Во главе Университета в те годы стоял ректор Иванов. Человек крайне нерешительный, он как огня боялся студенческих волнений: «Его физиономия только и говорит: «Дайте мне умереть спокойно», — пишет о нем Собинов. — Когда во время беспорядков ему приходится появляться перед лицом расходившейся толпы, его выводят под руки…» Одним из поводов для возникновения волнений начальство считало просьбы студенчества о панихидах по прогрессивным общественным деятелям. Однажды Собинов оказался в числе студентов, обратившихся к ректору за разрешением отслужить панихиду по Шелгунову. «От страха у него (ректора) челюсти затряслись… он заявил, что дело не обойдется без попечителя, а может быть придется посылать телеграмму министру. И действительно, от попечителя было прислано разъяснение: «…так как всякого рода просьбы о панихидах… вызываются только желанием устроить демонстрацию…запрещается и заикаться об этом», — продолжает Собинов.
Настороженно относилось начальство и к таким, казалось бы, безобидным студенческим объединениям, как землячества и кассы взаимопомощи. Чтобы помогать этим организациям, надо было иметь гражданское мужество. Леонид Собинов с первых же дней пребывания в Университете стал одним из самых активных участников всех общественных начинаний студенчества. Записавшись в ярославское землячество, он стремился оживить его работу. Много энергии отдавал организации кассы взаимопомощи и искренно огорчался, что касса ярославского землячества была в то время чуть не самой бедной.
В землячествах под видом вечеринок устраивались также диспуты и доклады на различные общественно-политические темы Посещал такие доклады и Собинов. Среди его университетских друзей было немало «неблагонадежных» Одного из них, Катрановского, за участие в студенческих беспорядках вскоре даже исключили. Собинов и здесь оказался верным товарищем. С его помощью Катрановскому удалось поступить в Демидовский лицей. Зная стесненное материальное положение Катрановского, Леонид упросил отца за недорогую плату сдать ему комнату в доме Собиновых.
Материальное положение студенчества в дореволюционной России было крайне тяжелым. В 1890 году вновь повысили плату за обучение.
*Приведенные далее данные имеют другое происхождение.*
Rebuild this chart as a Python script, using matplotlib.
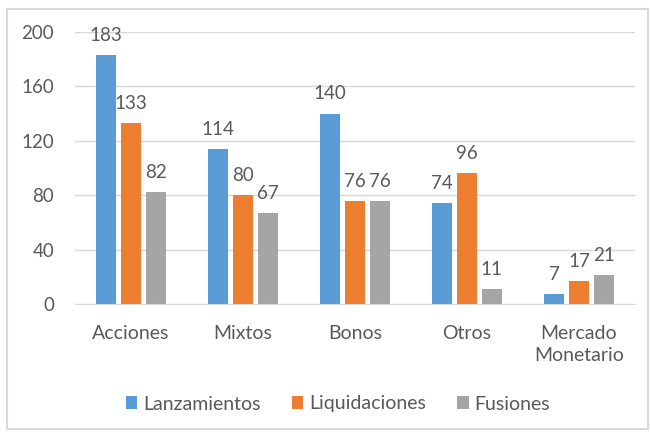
import numpy as np
import matplotlib.pyplot as plt
from matplotlib.patches import Rectangle

plt.rcParams['font.family'] = ['Lato', 'DejaVu Sans']

categorias = ['Acciones', 'Mixtos', 'Bonos', 'Otros', 'Mercado\nMonetario']
series = ['Lanzamientos', 'Liquidaciones', 'Fusiones']
lanzamientos = [183, 114, 140, 74, 7]
liquidaciones = [133, 80, 76, 96, 17]
fusiones = [82, 67, 76, 11, 21]
colores = ['#5B9BD5', '#ED7D31', '#A5A5A5']
yticks = [0, 40, 80, 120, 160, 200]

texto = '#595959'
gris = '#D9D9D9'

fig = plt.figure(figsize=(6.5, 4.32), dpi=100)
ax = fig.add_axes([75/650, 1-304/432, 560/650, 272/432])

x = np.arange(len(categorias))
ancho = 0.175
paso = 0.222
for i, (vals, nombre, c) in enumerate(zip([lanzamientos, liquidaciones, fusiones], series, colores)):
    bars = ax.bar(x + (i-1)*paso, vals, ancho, color=c, label=nombre, zorder=3)
    for b, v in zip(bars, vals):
        ax.annotate(str(v), (b.get_x() + b.get_width()/2, v), xytext=(0, 8),
                    textcoords='offset points', ha='center', va='bottom',
                    fontsize=13.5, color=texto)

ax.set_xlim(-0.5, len(categorias)-0.5)
ax.set_ylim(0, 200)
ax.set_yticks(yticks)
ax.set_xticks(x)
ax.set_xticklabels(categorias, fontsize=14, color=texto, linespacing=1.4)
ax.tick_params(axis='y', length=0, pad=15, labelsize=13.5, labelcolor=texto)
ax.tick_params(axis='x', length=0, pad=15)
ax.grid(axis='y', color=gris, linewidth=1, zorder=0)
for s in ['top', 'right', 'left']:
    ax.spines[s].set_visible(False)
ax.spines['bottom'].set_color(gris)
ax.spines['bottom'].set_zorder(4)

ax.legend(loc='center', bbox_to_anchor=(338/650, 1-404/432), bbox_transform=fig.transFigure,
          ncol=3, frameon=False, fontsize=14, labelcolor=texto,
          handlelength=0.6, handleheight=0.6, handletextpad=0.3, columnspacing=1.6)

fig.patches.append(Rectangle((7/650, 3/432), 641/650, 420/432, transform=fig.transFigure,
                             fill=False, edgecolor=gris, linewidth=1.5))

fig.savefig('out.png', dpi=100)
Частное благотворительное Общество вспомоществования беднейшим студентам не могло удовлетворить огромного числа просьб о пособиях на взнос платы. За талонами на дешевые обеды в столовые общества студенты дежурили целыми ночами. В особенно тяжелые условия были поставлены первокурсники, так как они не освобождались от платы за учебу и, как правило, не получали ни стипендии, ни пособий (этими привилегиями пользовались преимущественно студенты старших курсов). Чего только не приходилось делать студентам в поисках заработка! Они давали уроки, позировали художникам, разъезжали на дачных поездах контролерами, распространяли рекламы, работали в редакциях газет, секретарями в конторах торговцев, у присяжных поверенных, статистами и хористами в театрах, певчими в церквах, играли в ресторанных оркестрах. И на эти скудные заработки жили.
Собинову тоже надо было как-то обеспечивать свое существование. Денег, которые присылал отец, конечно, не хватало. Юноше повезло: удалось найти «вечный урок» у состоятельного купца. Леонид репетировал сначала старших, а затем младших детей. Немного легче стало со второго курса: Собинова освободили от платы за учебу. Кроме того, ему, как способному студенту, Общество вспомоществования студенчеству платило стипендию — двадцать пять рублей в месяц.
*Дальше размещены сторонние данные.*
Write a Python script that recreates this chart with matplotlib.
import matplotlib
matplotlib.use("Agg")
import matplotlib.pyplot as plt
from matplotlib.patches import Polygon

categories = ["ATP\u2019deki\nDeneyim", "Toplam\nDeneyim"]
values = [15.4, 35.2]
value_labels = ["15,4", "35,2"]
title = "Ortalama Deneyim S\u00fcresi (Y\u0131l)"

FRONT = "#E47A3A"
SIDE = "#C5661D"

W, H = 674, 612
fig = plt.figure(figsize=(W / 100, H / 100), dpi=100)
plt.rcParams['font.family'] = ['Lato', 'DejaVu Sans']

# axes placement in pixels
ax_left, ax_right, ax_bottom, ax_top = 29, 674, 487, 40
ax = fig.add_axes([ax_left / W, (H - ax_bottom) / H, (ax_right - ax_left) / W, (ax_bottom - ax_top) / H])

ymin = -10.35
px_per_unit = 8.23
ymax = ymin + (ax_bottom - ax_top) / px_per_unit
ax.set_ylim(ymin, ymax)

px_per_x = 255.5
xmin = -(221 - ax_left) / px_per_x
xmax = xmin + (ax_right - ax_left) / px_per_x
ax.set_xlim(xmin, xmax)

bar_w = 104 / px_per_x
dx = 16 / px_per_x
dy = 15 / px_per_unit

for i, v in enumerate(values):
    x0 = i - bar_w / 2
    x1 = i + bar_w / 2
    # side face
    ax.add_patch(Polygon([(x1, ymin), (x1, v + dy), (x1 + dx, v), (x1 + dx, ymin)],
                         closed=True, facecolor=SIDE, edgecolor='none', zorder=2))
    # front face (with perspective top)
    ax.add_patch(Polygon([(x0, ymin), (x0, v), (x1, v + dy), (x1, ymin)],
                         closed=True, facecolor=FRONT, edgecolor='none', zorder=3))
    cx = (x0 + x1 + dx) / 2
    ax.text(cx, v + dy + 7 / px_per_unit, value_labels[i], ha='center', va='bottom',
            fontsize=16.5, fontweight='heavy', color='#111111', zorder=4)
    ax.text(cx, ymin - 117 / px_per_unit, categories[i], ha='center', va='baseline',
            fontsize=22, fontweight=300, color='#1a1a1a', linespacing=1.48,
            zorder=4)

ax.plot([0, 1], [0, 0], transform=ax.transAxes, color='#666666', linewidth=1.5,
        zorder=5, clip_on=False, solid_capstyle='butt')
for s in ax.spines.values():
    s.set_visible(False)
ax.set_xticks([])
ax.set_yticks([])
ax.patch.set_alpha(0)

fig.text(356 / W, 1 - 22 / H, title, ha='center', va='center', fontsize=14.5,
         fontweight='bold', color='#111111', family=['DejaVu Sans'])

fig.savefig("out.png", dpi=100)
Собинов и в Университете не изменил своей привычке учиться отлично. Его симпатии к профессорам определились довольно быстро. В письмах к М. Большаковой Собинов подробно и остроумно описывает учебные занятия в Университете Его оценки отдельных профессоров, критика лекционных курсов вскрывают пытливый, живой ум юноши, не мирящийся с схоластической рутиной. «Отношения к профессорам вполне определились, — пишет он 14 сентября: — я хожу только на лекции Боголепова (история римского права). Зверева (энциклопедия права), пожалуй, на лекции Филиппова (по русскому праву) и Чупрова (политическая экономия). Остракизму подверглись: Дроздовский с его историей русского права и поп Сергиевский с его богословием. Дроздовский говорит ужасно монотонно, скучно, сонно, вяло, предлагает слушателям конспект истории борьбы удельных князей, почти без всякого отношения к праву, а Сергиевский не слушается, потому что «читает богословие…».
2
В те годы учебников почти не было. Лекции профессоров издавались литографским способом на средства, собранные среди студентов. Они служили учебным пособием при сдаче экзаменов.